I’ve always been fascinated by the ability of an artist to capture the essence of a bird in a simple illustration. How can they possibly convey so much detail about the life of an individual bird in a two-dimensional sketch or a watercolor? I’ve been in the field many times with John Schmitt, who writes (and illustrates) the Naturalist’s Notebook column in Living Bird, and have peeked over his shoulder as he created yet another instant masterpiece in his field notebook. I could only shake my head and frown at the cartoonish representation of a bird I’d drawn in my own notebook.
I had a chance to spend a few hours with John as I was working on my new book, Imperial Dreams, about the Imperial Woodpecker of Mexico. I was visiting several museums and bird collections to examine and photograph specimens of these spectacular birds, and we arranged to meet at the Western Foundation of Vertebrate Zoology in Camarillo, California.

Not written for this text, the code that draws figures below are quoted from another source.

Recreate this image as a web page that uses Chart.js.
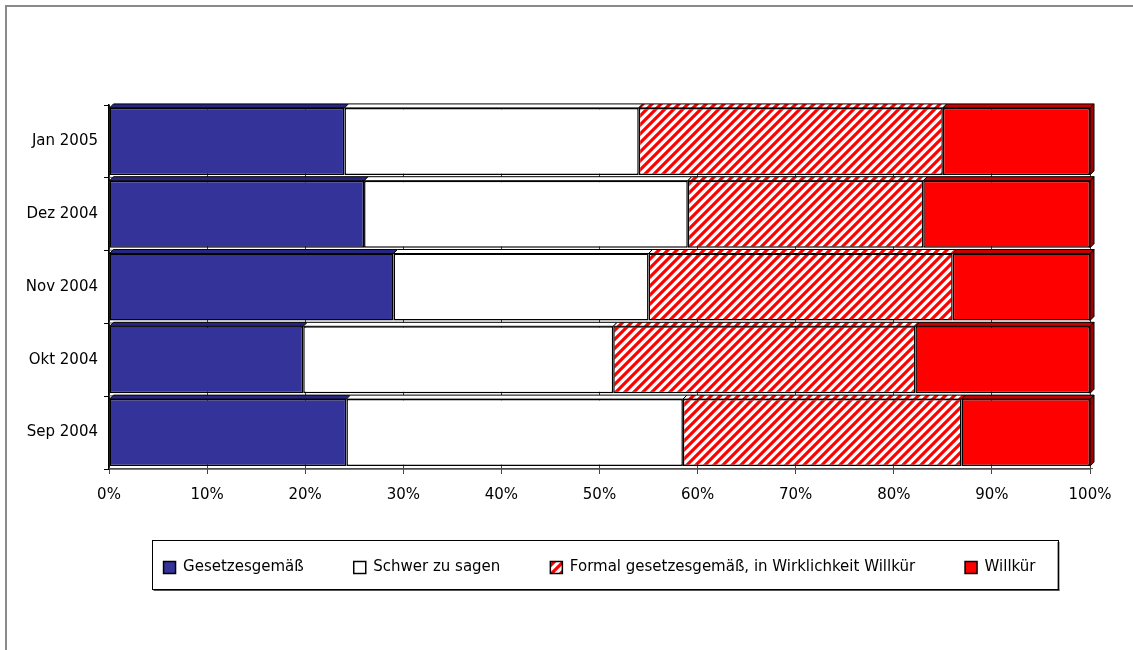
<!DOCTYPE html>
<html>
<head>
<meta charset="utf-8">
<script src="https://cdn.jsdelivr.net/npm/chart.js@4.4.0/dist/chart.umd.min.js"></script>
<style>
  body { margin: 0; background: #fff; }
  #wrap { position: relative; width: 1133px; height: 650px; overflow: hidden; }
  #frame { position: absolute; left: 5px; top: 5px; width: 1200px; height: 700px;
           border-left: 2px solid #8a8a8a; border-top: 2px solid #8a8a8a; }
  #myChart { position: absolute; left: 0; top: 0; }
</style>
</head>
<body>
<div id="wrap">
  <div id="frame"></div>
  <canvas id="myChart" width="1133" height="650"></canvas>
</div>
<script>
// Data

const categories = ['Jan 2005', 'Dez 2004', 'Nov 2004', 'Okt 2004', 'Sep 2004'];
const seriesNames = ['Gesetzesgemäß', 'Schwer zu sagen', 'Formal gesetzesgemäß, in Wirklichkeit Willkür', 'Willkür'];

const gesetzesgemaess = [24, 26, 29, 19.8, 24.2];
const schwerZuSagen = [30, 33, 26, 31.6, 34.3];
const formalWillkuer = [31, 24, 31, 30.8, 28.4];
const willkuer = [15, 17, 14, 17.8, 13.1];

const xTicks = [0, 10, 20, 30, 40, 50, 60, 70, 80, 90, 100];

// hatch pattern for the "formal" series

function makeHatch() {
    const s = 9;
    const c = document.createElement('canvas');
    c.width = s;
    c.height = s;
    const g = c.getContext('2d');
    g.fillStyle = '#fff';
    g.fillRect(0, 0, s, s);
    g.strokeStyle = '#ff0000';
    g.lineWidth = 3.2;
    g.beginPath();
    g.moveTo(-2, s + 2); g.lineTo(s + 2, -2);
    g.moveTo(-s, s); g.lineTo(s, -s);
    g.moveTo(0, 2 * s); g.lineTo(2 * s, 0);
    g.stroke();
    return g.createPattern(c, 'repeat');
}
const hatch = makeHatch();

const fills = ['#333399', '#ffffff', hatch, '#ff0000'];
const topFills = ['#262680', '#ffffff', hatch, '#c80000'];

// 3D top / side faces drawn from the bar elements

const depthPlugin = {
    id: 'depth',
    afterDatasetsDraw(chart) {
        const ctx = chart.ctx;
        const d = 4;
        const last = chart.data.datasets.length - 1;
        chart.data.datasets.forEach((ds, i) => {
            const meta = chart.getDatasetMeta(i);
            meta.data.forEach(bar => {
                const p = bar.getProps(['x', 'y', 'base', 'height'], true);
                const top = p.y - p.height / 2;
                const bottom = p.y + p.height / 2;
                const left = Math.min(p.base, p.x);
                const right = Math.max(p.base, p.x);
                ctx.save();
                ctx.lineWidth = 1;
                ctx.strokeStyle = '#000';
                ctx.beginPath();
                ctx.moveTo(left, top);
                ctx.lineTo(right, top);
                ctx.lineTo(right + d, top - d);
                ctx.lineTo(left + d, top - d);
                ctx.closePath();
                ctx.fillStyle = topFills[i];
                ctx.fill();
                ctx.stroke();
                if (i === last) {
                    ctx.beginPath();
                    ctx.moveTo(right, top);
                    ctx.lineTo(right + d, top - d);
                    ctx.lineTo(right + d, bottom - d);
                    ctx.lineTo(right, bottom);
                    ctx.closePath();
                    ctx.fillStyle = '#a00000';
                    ctx.fill();
                    ctx.stroke();
                }
                // thin floor line under each bar
                if (i === 0) {
                    ctx.beginPath();
                    ctx.moveTo(chart.chartArea.left, bottom + 2.5);
                    ctx.lineTo(chart.chartArea.right + d - 1, bottom + 2.5);
                    ctx.strokeStyle = '#555';
                    ctx.stroke();
                }
                ctx.restore();
            });
        });
    }
};

// box around legend

const legendBox = {
    id: 'legendBox',
    afterDraw(chart) {
        const lg = chart.legend;
        if (!lg || !lg.legendHitBoxes.length) return;
        const hb = lg.legendHitBoxes;
        const first = hb[0];
        const lastHb = hb[hb.length - 1];
        const x0 = first.left - 12;
        const x1 = lastHb.left + lastHb.width + 22;
        const y0 = first.top - 20;
        const y1 = first.top + first.height + 14;
        const ctx = chart.ctx;
        ctx.save();
        ctx.fillStyle = '#555';
        ctx.fillRect(x0 + 2, y1, x1 - x0, 2);
        ctx.fillRect(x1, y0 + 2, 2, y1 - y0);
        ctx.strokeStyle = '#000';
        ctx.lineWidth = 1;
        ctx.strokeRect(Math.round(x0) + 0.5, Math.round(y0) + 0.5, Math.round(x1 - x0), Math.round(y1 - y0));
        ctx.restore();
    }
};

const datasets = [gesetzesgemaess, schwerZuSagen, formalWillkuer, willkuer].map((vals, i) => ({
    label: seriesNames[i],
    data: vals,
    backgroundColor: fills[i],
    borderColor: '#000',
    borderWidth: 1.5,
    borderSkipped: false,
    barPercentage: 0.92,
    categoryPercentage: 1.0,
}));

const config = {
    type: 'bar',
    data: {
        labels: categories,
        datasets: datasets
    },
    options: {
        indexAxis: 'y',
        responsive: false,
        animation: false,
        layout: {
            padding: { top: 105, right: 43, left: 0, bottom: 65 }
        },
        plugins: {
            tooltip: { enabled: false },
            legend: {
                position: 'bottom',
                fullSize: false,
                labels: {
                    boxWidth: 12,
                    boxHeight: 12,
                    padding: 50,
                    color: '#000',
                    font: { family: 'DejaVu Sans', size: 15 }
                }
            }
        },
        scales: {
            x: {
                stacked: true,
                min: 0,
                max: 100,
                afterBuildTicks: scale => { scale.ticks = xTicks.map(v => ({ value: v })); },
                afterFit: scale => { scale.height = 41; },
                ticks: {
                    padding: 12,
                    color: '#000',
                    font: { family: 'DejaVu Sans', size: 15 },
                    callback: v => v + '%'
                },
                grid: {
                    color: '#444',
                    tickLength: 5,
                    drawOnChartArea: true
                },
                border: { color: '#000', width: 1.5 }
            },
            y: {
                stacked: true,
                afterFit: scale => { scale.width = 109; },
                ticks: {
                    padding: 6,
                    color: '#000',
                    font: { family: 'DejaVu Sans', size: 15 }
                },
                grid: {
                    color: '#000',
                    tickLength: 5,
                    drawOnChartArea: false
                },
                border: { color: '#000', width: 1.5 }
            }
        }
    },
    plugins: [depthPlugin, legendBox]
};

const ctx = document.querySelector('#myChart');
let myChart = new Chart(ctx, config);
</script>
</body>
</html>
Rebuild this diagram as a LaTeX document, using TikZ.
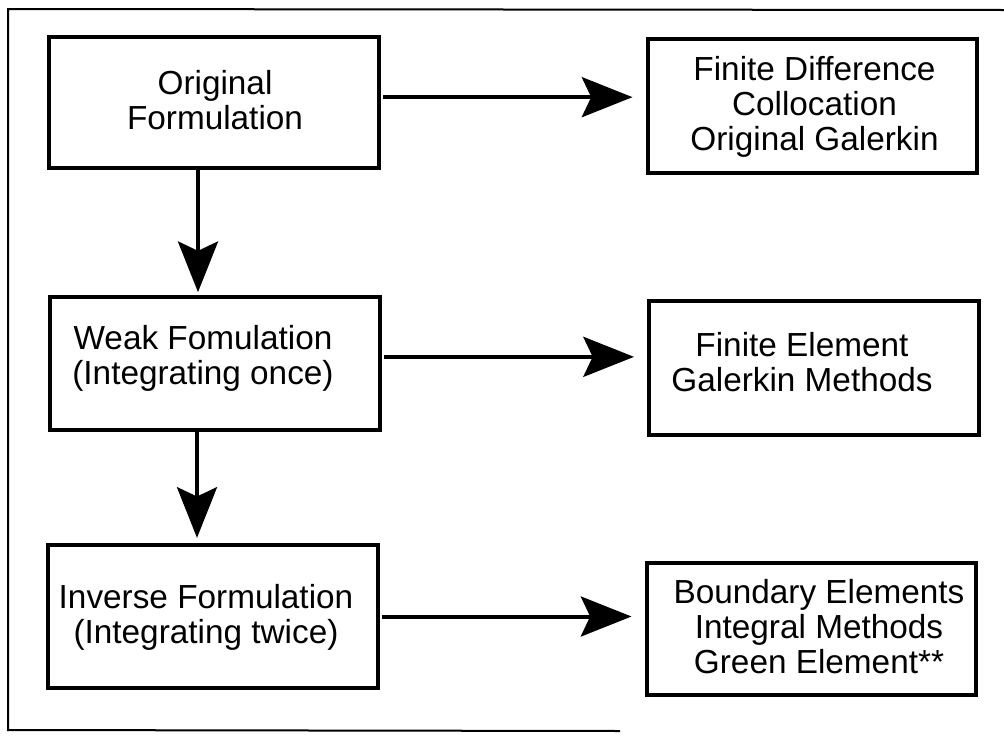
\documentclass[tikz,border=0pt]{standalone}
\usepackage{fontspec}
\setmainfont{Liberation Sans}
\usetikzlibrary{arrows.meta}

\begin{document}
\begin{tikzpicture}[x=0.75pt,y=-0.75pt,
    boite/.style={draw,line width=3pt,inner sep=0pt,minimum width=247pt},
    texte/.style={align=center,font=\fontsize{25}{26.25}\selectfont},
    fleche/.style={line width=3pt,-{Stealth[length=38pt,width=30pt,inset=7pt]}}]

    \useasboundingbox (0,0) rectangle (1004,736);

    % Cadre
    \draw[line width=1.5pt] (1004,10) -- (8,9) -- (8,730) -- (620,731);

    % Formulations (colonne de gauche)
    \node[boite,minimum height=98pt]  (orig) at (214,102.5) {};
    \node[boite,minimum height=100pt] (weak) at (215,363.5) {};
    \node[boite,minimum height=107pt] (inv)  at (213,616.5) {};
    \node[texte] at (215,100) {Original\\Formulation};
    \node[texte] at (203,358) {Weak Fomulation\\(Integrating once)};
    \node[texte] at (206,617) {Inverse Formulation\\(Integrating twice)};

    % Méthodes (colonne de droite)
    \node[boite,minimum height=100pt] (fd)  at (812.5,106) {};
    \node[boite,minimum height=100pt] (fe)  at (814,368) {};
    \node[boite,minimum height=99pt]  (bem) at (811.5,629) {};
    \node[texte] at (814.5,107) {Finite Difference\\Collocation\\Original Galerkin};
    \node[texte] at (802,362) {Finite Element\\Galerkin Methods};
    \node[texte] at (819,627) {Boundary Elements\\Integral Methods\\Green Element**};

    % ---- Flèches ----
    \foreach \a/\b/\dy in {orig/fd/4pt, weak/fe/5pt, inv/bem/0pt}{
      \coordinate (h-\a) at ([yshift=\dy]\a.east);
      \draw[fleche,shorten <=2pt,shorten >=10pt] (h-\a) -- (h-\a -| \b.west);
    }

    \coordinate (v-orig) at ([xshift=-12pt]orig.south);
    \draw[fleche,shorten >=2pt] (v-orig) -- (v-orig |- weak.north);

    \coordinate (v-weak) at ([xshift=-13.5pt]weak.south);
    \draw[fleche,shorten >=4pt] (v-weak) -- (v-weak |- inv.north);

  \end{tikzpicture}
\end{document}
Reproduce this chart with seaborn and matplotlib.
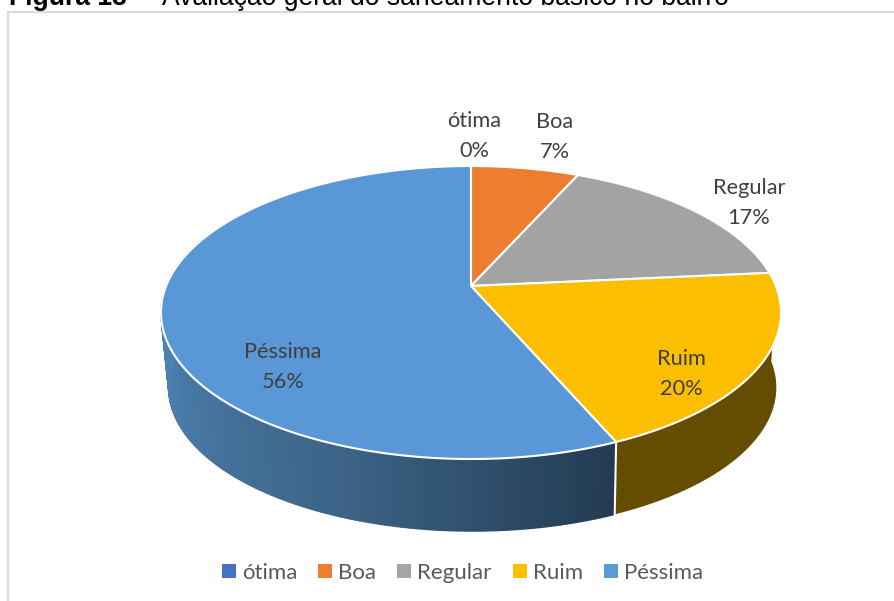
import numpy as np
import matplotlib
matplotlib.use("Agg")
import matplotlib.pyplot as plt
from matplotlib.patches import Patch, Rectangle
import seaborn as sns

categories = ["ótima", "Boa", "Regular", "Ruim", "Péssima"]
values = [0.0, 6.7, 16.8, 20.0, 56.49]
colors = ["#4472C4", "#ED7D31", "#A5A5A5", "#FFC000", "#5B9BD5"]
top_colors = ["#4472C4", "#ED7D31", "#A3A3A3", "#FCBE00", "#5A97D6"]
title_bold = "Figura 13"
title_rest = "Avaliação geral do saneamento básico no bairro"

# label anchors, in pixels of the picture
label_pos = [(474, 136), (555, 137), (749, 203), (681, 374), (283, 367)]

# pie geometry, tilted circle with perspective
CX, CY = 471, 286
A, B, K = 304.9, 141.7, 0.181
SCALE, DROP, SHIFT = 0.98, 75.5, 1.5


def rim(theta):
    u, v = np.sin(theta), np.cos(theta)
    w = 1 + K * v
    return CX + A * u / w, CY - B * v / w


def lower_rim(theta):
    x, y = rim(theta)
    return CX + SHIFT + (x - CX) * SCALE, CY + DROP + (y - CY) * SCALE


sns.set_theme(style="white")
plt.rcParams["font.family"] = ["Lato", "DejaVu Sans"]

fig = plt.figure(figsize=(8.95, 6.01), dpi=100)
ax = fig.add_axes([0, 0, 1, 1])
ax.set_xlim(0, 895)
ax.set_ylim(601, 0)
ax.axis("off")

ax.add_patch(Rectangle((8, 11.5), 950, 650, fc="white", ec="#D9D9D9", lw=1.5))

ax.text(9, 5, title_bold, family="Liberation Sans", weight="bold", fontsize=19.1,
        color="black", va="baseline")
ax.text(162, 5, title_rest, family="Liberation Sans", fontsize=19.1,
        color="black", va="baseline")

fractions = np.array(values) / sum(values)
edges = np.concatenate([[0], np.cumsum(fractions)]) * 2 * np.pi

# side walls, only the front part is visible
ruim_side = np.linspace(np.pi / 2, edges[4], 120)
x1, y1 = rim(ruim_side)
x2, y2 = lower_rim(ruim_side)
ax.fill(np.r_[x1, x2[::-1]], np.r_[y1, y2[::-1]], color="#644C00", lw=0)

blue_side = np.linspace(edges[4], 1.62 * np.pi, 160)
ramp = sns.blend_palette(["#233B52", "#3D6488", "#4A7DAB", "#5089BC"], n_colors=159)
for i in range(159):
    th = blue_side[i:i + 2]
    x1, y1 = rim(th)
    x2, y2 = lower_rim(th)
    ax.fill(np.r_[x1, x2[::-1]], np.r_[y1, y2[::-1]], color=ramp[i], ec=ramp[i], lw=1)

x1, y1 = rim(edges[4])
x2, y2 = lower_rim(edges[4])
ax.plot([x1, x2], [y1, y2], color="white", lw=1.5)

# top face
for i, c in enumerate(top_colors):
    if values[i] == 0:
        continue
    th = np.linspace(edges[i], edges[i + 1], 200)
    x, y = rim(th)
    ax.fill(np.r_[CX, x], np.r_[CY, y], facecolor=c, edgecolor="white", lw=1.5,
            joinstyle="round")

for name, val, (px, py) in zip(categories, values, label_pos):
    ax.text(px, py, f"{name}\n{val:.0f}%", ha="center", va="center", fontsize=15.7,
            color="#404040", linespacing=1.65)

handles = [Patch(fc=c, ec="none") for c in colors]
ax.legend(handles, categories, ncol=5, loc="center", bbox_to_anchor=(462.5 / 895, 1 - 573 / 601),
          frameon=False, fontsize=16, labelcolor="#595959", handlelength=0.63, handleheight=0.63,
          handletextpad=0.27, columnspacing=0.94)

fig.savefig("out.png", dpi=100)
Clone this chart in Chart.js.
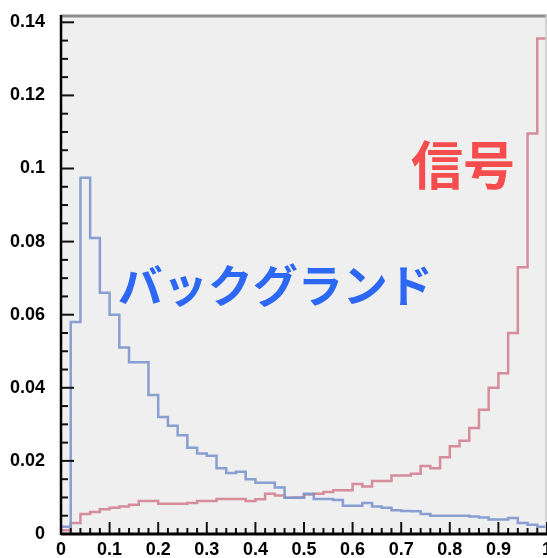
<!DOCTYPE html>
<html>
<head>
<meta charset="utf-8">
<script src="https://cdn.jsdelivr.net/npm/chart.js@4.4.1/dist/chart.umd.min.js"></script>
<style>
  html, body { margin: 0; padding: 0; background: #fff; }
</style>
</head>
<body>
<canvas id="myChart" width="547" height="558"></canvas>
<script>
// histogram contents, 50 bins of width 0.02 from 0 to 1
const binWidth = 0.02;
const background = [0.002, 0.058, 0.0975, 0.081, 0.066, 0.060, 0.051, 0.047, 0.047, 0.038,
  0.032, 0.0296, 0.027, 0.0236, 0.022, 0.0214, 0.018, 0.0167, 0.017, 0.015,
  0.014, 0.014, 0.0127, 0.0099, 0.0099, 0.011, 0.0096, 0.0096, 0.0093, 0.0077,
  0.0077, 0.0085, 0.0075, 0.0072, 0.0065, 0.0063, 0.0062, 0.0055, 0.005, 0.005,
  0.005, 0.005, 0.0048, 0.0045, 0.004, 0.004, 0.0044, 0.003, 0.0025, 0.002];
const signal = [0.001, 0.003, 0.0055, 0.006, 0.0068, 0.0072, 0.0075, 0.008, 0.009, 0.009,
  0.0083, 0.0083, 0.0083, 0.0085, 0.009, 0.009, 0.0096, 0.0096, 0.0096, 0.009,
  0.0095, 0.011, 0.0105, 0.0099, 0.0100, 0.0108, 0.011, 0.0115, 0.012, 0.012,
  0.0137, 0.013, 0.0145, 0.0145, 0.016, 0.016, 0.0165, 0.0186, 0.018, 0.021,
  0.024, 0.0255, 0.029, 0.034, 0.040, 0.044, 0.055, 0.073, 0.1096, 0.1356];

const xTickLabels = ['0', '0.1', '0.2', '0.3', '0.4', '0.5', '0.6', '0.7', '0.8', '0.9', '1'];
const yTickLabels = ['0', '0.02', '0.04', '0.06', '0.08', '0.1', '0.12', '0.14'];

// bin i is drawn from x = i*binWidth to (i+1)*binWidth
function histPoints(vals) {
  var pts = [{ x: 0, y: vals[0] }];
  vals.forEach(function (v, i) { pts.push({ x: (i + 1) * binWidth, y: v }); });
  return pts;
}

function onStep(v, step) {
  var k = Math.round(v / step);
  return Math.abs(k * step - v) < 1e-7 ? k : -1;
}

var tickFont = { family: '"Liberation Sans", Arial, sans-serif', size: 18, weight: 'bold' };

var frame = {
  id: 'frame',
  beforeDraw: function (chart) {
    var ctx = chart.ctx, a = chart.chartArea;
    ctx.save();
    ctx.fillStyle = '#efefef';
    ctx.fillRect(a.left, a.top, a.right - a.left, a.bottom - a.top);
    ctx.restore();
  },
  afterDraw: function (chart) {
    var ctx = chart.ctx, a = chart.chartArea, sx = chart.scales.x, sy = chart.scales.y;
    ctx.save();
    // top and right frame
    ctx.strokeStyle = '#8c8c8c';
    ctx.lineWidth = 3;
    ctx.beginPath(); ctx.moveTo(a.left, a.top + 1); ctx.lineTo(a.right, a.top + 1); ctx.stroke();
    ctx.strokeStyle = '#cccccc';
    ctx.lineWidth = 1.5;
    ctx.beginPath(); ctx.moveTo(a.right - 1, a.top); ctx.lineTo(a.right - 1, a.bottom); ctx.stroke();

    // inward ticks
    ctx.strokeStyle = '#111';
    ctx.lineWidth = 2;
    sx.ticks.forEach(function (t) {
      var px = sx.getPixelForValue(t.value);
      var len = onStep(t.value, 0.1) >= 0 ? 12 : 6;
      ctx.beginPath(); ctx.moveTo(px, a.bottom); ctx.lineTo(px, a.bottom - len); ctx.stroke();
    });
    sy.ticks.forEach(function (t) {
      var py = sy.getPixelForValue(t.value);
      var len = onStep(t.value, 0.02) >= 0 ? 13 : 7;
      ctx.beginPath(); ctx.moveTo(a.left, py); ctx.lineTo(a.left + len, py); ctx.stroke();
    });

    // axis lines
    ctx.strokeStyle = '#000';
    ctx.lineWidth = 2.5;
    ctx.beginPath(); ctx.moveTo(a.left, a.top); ctx.lineTo(a.left, a.bottom + 1); ctx.stroke();
    ctx.lineWidth = 3;
    ctx.beginPath(); ctx.moveTo(a.left, a.bottom); ctx.lineTo(a.right, a.bottom); ctx.stroke();

    // labels
    ctx.textBaseline = 'middle';
    ctx.textAlign = 'left';
    ctx.fillStyle = '#f54d4d';
    ctx.font = 'bold 52px "Noto Sans CJK JP", sans-serif';
    ctx.fillText('信号', sx.getPixelForValue(0.72), sy.getPixelForValue(0.101));
    ctx.fillStyle = '#2c68f3';
    ctx.font = 'bold 45px "Noto Sans CJK JP", sans-serif';
    ctx.fillText('バックグランド', sx.getPixelForValue(0.117), sy.getPixelForValue(0.068));
    ctx.restore();
  }
};

var ctx = document.getElementById('myChart');
var myChart = new Chart(ctx, {
  type: 'line',
  data: {
    datasets: [{
      label: 'バックグランド',
      data: histPoints(background),
      stepped: 'after',
      borderColor: 'rgba(125, 150, 205, 0.9)',
      borderWidth: 2.5,
      pointRadius: 0,
      fill: false
    }, {
      label: '信号',
      data: histPoints(signal),
      stepped: 'after',
      borderColor: 'rgba(210, 130, 145, 0.9)',
      borderWidth: 2.5,
      pointRadius: 0,
      fill: false
    }]
  },
  options: {
    responsive: false,
    animation: false,
    devicePixelRatio: 1,
    layout: { padding: { top: 15, right: 0, left: 0, bottom: 0 } },
    plugins: { legend: { display: false }, tooltip: { enabled: false } },
    scales: {
      x: {
        type: 'linear',
        min: 0,
        max: 1,
        grid: { display: false, drawTicks: false },
        border: { display: false },
        ticks: {
          stepSize: 0.02,
          autoSkip: false,
          maxRotation: 0,
          includeBounds: false,
          padding: 5,
          color: '#000',
          font: tickFont,
          callback: function (v) {
            var k = onStep(v, 0.1);
            return k >= 0 ? xTickLabels[k] : '';
          }
        },
        afterFit: function (s) { s.height = 24; s.paddingLeft = 0; s.paddingRight = 0; }
      },
      y: {
        min: 0,
        max: 0.142,
        grid: { display: false },
        border: { display: false },
        ticks: {
          stepSize: 0.005,
          autoSkip: false,
          includeBounds: false,
          padding: 8,
          color: '#000',
          font: tickFont,
          callback: function (v) {
            var k = onStep(v, 0.02);
            return k >= 0 ? yTickLabels[k] : '';
          }
        },
        afterFit: function (s) { s.width = 61; s.paddingTop = 0; s.paddingBottom = 0; }
      }
    }
  },
  plugins: [frame]
});
</script>
</body>
</html>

John is no stranger to the place. He’s been using the Western Foundation’s specimens for years (long before it moved to its current location) to ensure the accuracy of his artwork as he works on field guide illustrations and other projects. As he went to fetch a couple mounted Imperial Woodpecker specimens for me, I thumbed through his sketchbook. I was stunned to see a pencil sketch he’d done of a male Imperial Woodpecker in the collection. The bird had been collected more than a century ago in the Sierra Madre Occidental of northwestern Mexico.
John’s sketch is a lot more lifelike than the withered old bird skin that lay before him as he drew it. And the specimen did not have a spread wing. John meticulously measured the length and the amount of white on each feather to recreate the wing accurately. Looking at the sketch now, it looks like it’s ready to fly off the page.
John uses his study sketches as reference material later when he creates watercolors, often adding other birds and habitat details. To view a completed illustration of a group of Imperial Woodpeckers by John Schmitt, see my blog post, “Imperial Woodpeckers of the Sierra Madre.”
To me, John’s illustrations of birds like the Imperial Woodpecker—which he has never seen and indeed may be extinct—are far more remarkable than those he’s done of the living birds he’s observed in nature. It takes a lifetime of bird observations, close-up study of specimens, and a giant leap of imagination.